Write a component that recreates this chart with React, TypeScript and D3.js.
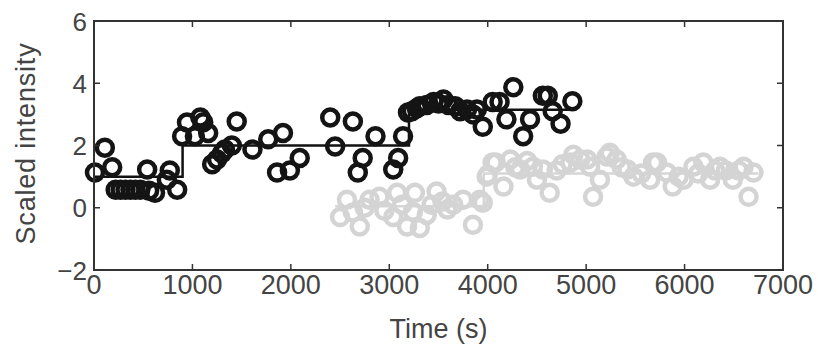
import React from "react";
import * as d3 from "d3";

// Trace 1 (black): time in seconds and scaled intensity
const blackTime = [10, 110, 185, 220, 270, 320, 370, 420, 470, 540, 560, 620, 740, 770, 845, 895, 945, 1025, 1080, 1110, 1160, 1200, 1250, 1300, 1330, 1400, 1450, 1610, 1770, 1860, 1920, 1990, 2090, 2400, 2450, 2630, 2680, 2730, 2860, 3040, 3090, 3140, 3190, 3230, 3280, 3310, 3380, 3450, 3500, 3550, 3600, 3670, 3720, 3790, 3850, 3890, 3950, 4050, 4120, 4190, 4260, 4360, 4430, 4560, 4610, 4660, 4740, 4860];
const blackValue = [1.13, 1.93, 1.3, 0.58, 0.58, 0.58, 0.58, 0.58, 0.58, 1.23, 0.55, 0.48, 0.9, 1.2, 0.58, 2.3, 2.74, 2.3, 2.9, 2.75, 2.4, 1.4, 1.55, 1.75, 1.87, 2.0, 2.77, 1.87, 2.2, 1.13, 2.4, 1.2, 1.6, 2.9, 1.97, 2.77, 1.13, 1.6, 2.3, 1.23, 1.6, 2.3, 3.06, 3.1, 3.2, 3.26, 3.3, 3.4, 3.35, 3.48, 3.3, 3.26, 3.1, 3.16, 3.0, 3.16, 2.6, 3.4, 3.4, 2.84, 3.87, 2.3, 2.84, 3.6, 3.6, 3.1, 2.7, 3.42];

// Trace 2 (grey)
const grayTime = [2500, 2570, 2630, 2700, 2750, 2800, 2900, 2950, 3040, 3080, 3130, 3180, 3240, 3260, 3310, 3380, 3430, 3480, 3540, 3590, 3650, 3750, 3850, 3920, 3950, 3990, 4000, 4050, 4080, 4160, 4230, 4280, 4330, 4400, 4460, 4500, 4560, 4630, 4700, 4760, 4840, 4870, 4940, 5010, 5040, 5070, 5140, 5210, 5240, 5310, 5360, 5420, 5480, 5560, 5650, 5680, 5720, 5820, 5880, 5940, 5990, 6090, 6140, 6190, 6260, 6310, 6360, 6420, 6490, 6550, 6600, 6650, 6700];
const grayValue = [-0.3, 0.26, -0.15, -0.6, 0.0, 0.26, 0.35, -0.1, -0.3, 0.48, 0.1, -0.6, -0.13, 0.48, -0.65, -0.23, 0.1, 0.52, 0.2, -0.06, 0.1, 0.26, -0.55, 0.26, 0.16, 1.0, 1.06, 1.45, 1.45, 0.68, 1.55, 1.3, 1.23, 1.5, 1.32, 0.9, 1.23, 0.48, 1.2, 1.4, 1.45, 1.7, 1.55, 1.55, 1.32, 0.35, 0.9, 1.65, 1.77, 1.55, 1.3, 1.23, 1.0, 1.1, 0.9, 1.45, 1.45, 1.13, 0.68, 1.0, 0.9, 1.32, 1.1, 1.45, 0.9, 1.2, 1.32, 1.2, 0.9, 1.2, 1.32, 0.35, 1.13];

// Step fits (breakpoints and levels)
const blackStepTime = [0, 900, 3200, 4900];
const blackStepLevel = [1.0, 2.0, 3.15];
const grayStepTime = [2450, 3960, 6750];
const grayStepLevel = [0.05, 1.1];

const xTicks = [0, 1000, 2000, 3000, 4000, 5000, 6000, 7000];
const yTicks = [-2, 0, 2, 4, 6];

const W = 818;
const H = 346;
const plot = { left: 94, right: 783, top: 21, bottom: 270 };
const FONT = "'Liberation Sans', Arial, Helvetica, sans-serif";

function stepPoints(times: number[], levels: number[]): [number, number][] {
  const pts: [number, number][] = [];
  levels.forEach((lv, i) => {
    pts.push([times[i], lv]);
    pts.push([times[i + 1], lv]);
  });
  return pts;
}

export default function App() {
  const x = d3.scaleLinear().domain([0, 7000]).range([plot.left, plot.right]);
  const y = d3.scaleLinear().domain([-2, 6]).range([plot.bottom, plot.top]);
  const line = d3
    .line<[number, number]>()
    .x((d) => x(d[0]))
    .y((d) => y(d[1]));

  const tickLen = 6;
  const axisColor = "#333";
  const textColor = "#444";

  return (
    <svg
      width={W}
      height={H}
      style={{ position: "absolute", left: 0, top: 0, background: "#fff" }}
    >
      {/* grey trace */}
      <path
        d={line(stepPoints(grayStepTime, grayStepLevel)) || ""}
        fill="none"
        stroke="#d6d6d6"
        strokeWidth={2.5}
      />
      {grayTime.map((t, i) => (
        <circle
          key={"g" + i}
          cx={x(t)}
          cy={y(grayValue[i])}
          r={8}
          fill="none"
          stroke="#d4d4d4"
          strokeWidth={4.5}
        />
      ))}

      {/* black trace */}
      <path
        d={line(stepPoints(blackStepTime, blackStepLevel)) || ""}
        fill="none"
        stroke="#111"
        strokeWidth={2.5}
      />
      {blackTime.map((t, i) => (
        <circle
          key={"b" + i}
          cx={x(t)}
          cy={y(blackValue[i])}
          r={8}
          fill="none"
          stroke="#141414"
          strokeWidth={4.5}
        />
      ))}

      {/* axes box */}
      <rect
        x={plot.left}
        y={plot.top}
        width={plot.right - plot.left}
        height={plot.bottom - plot.top}
        fill="none"
        stroke={axisColor}
        strokeWidth={2}
      />
      {xTicks.map((t) => (
        <g key={"xt" + t}>
          <line x1={x(t)} x2={x(t)} y1={plot.bottom} y2={plot.bottom - tickLen} stroke={axisColor} strokeWidth={1.5} />
          <line x1={x(t)} x2={x(t)} y1={plot.top} y2={plot.top + tickLen} stroke={axisColor} strokeWidth={1.5} />
          <text
            x={x(t)}
            y={294}
            textAnchor="middle"
            fontFamily={FONT}
            fontSize={27}
            fill={textColor}
          >
            {t}
          </text>
        </g>
      ))}
      {yTicks.map((v) => (
        <g key={"yt" + v}>
          <line x1={plot.left} x2={plot.left + tickLen} y1={y(v)} y2={y(v)} stroke={axisColor} strokeWidth={1.5} />
          <line x1={plot.right} x2={plot.right - tickLen} y1={y(v)} y2={y(v)} stroke={axisColor} strokeWidth={1.5} />
          <text
            x={87}
            y={y(v) + 9.5}
            textAnchor="end"
            fontFamily={FONT}
            fontSize={26}
            fill={textColor}
          >
            {v < 0 ? "\u2212" + Math.abs(v) : v}
          </text>
        </g>
      ))}

      {/* axis labels */}
      <text
        x={(plot.left + plot.right) / 2}
        y={338}
        textAnchor="middle"
        fontFamily={FONT}
        fontSize={27}
        fill={textColor}
      >
        Time (s)
      </text>
      <text
        transform={`translate(35, ${(plot.top + plot.bottom) / 2 - 2}) rotate(-90)`}
        textAnchor="middle"
        fontFamily={FONT}
        fontSize={27}
        fill={textColor}
        letterSpacing={0.8}
      >
        Scaled intensity
      </text>
    </svg>
  );
}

| Aim |
Write out the lines from the start of the material to the line with "import * as", inclusive and exactly. Skip the pictures.

| Complete answer |
Write a component that recreates this chart with React, TypeScript and D3.js.
import React from "react";
import * as d3 from "d3";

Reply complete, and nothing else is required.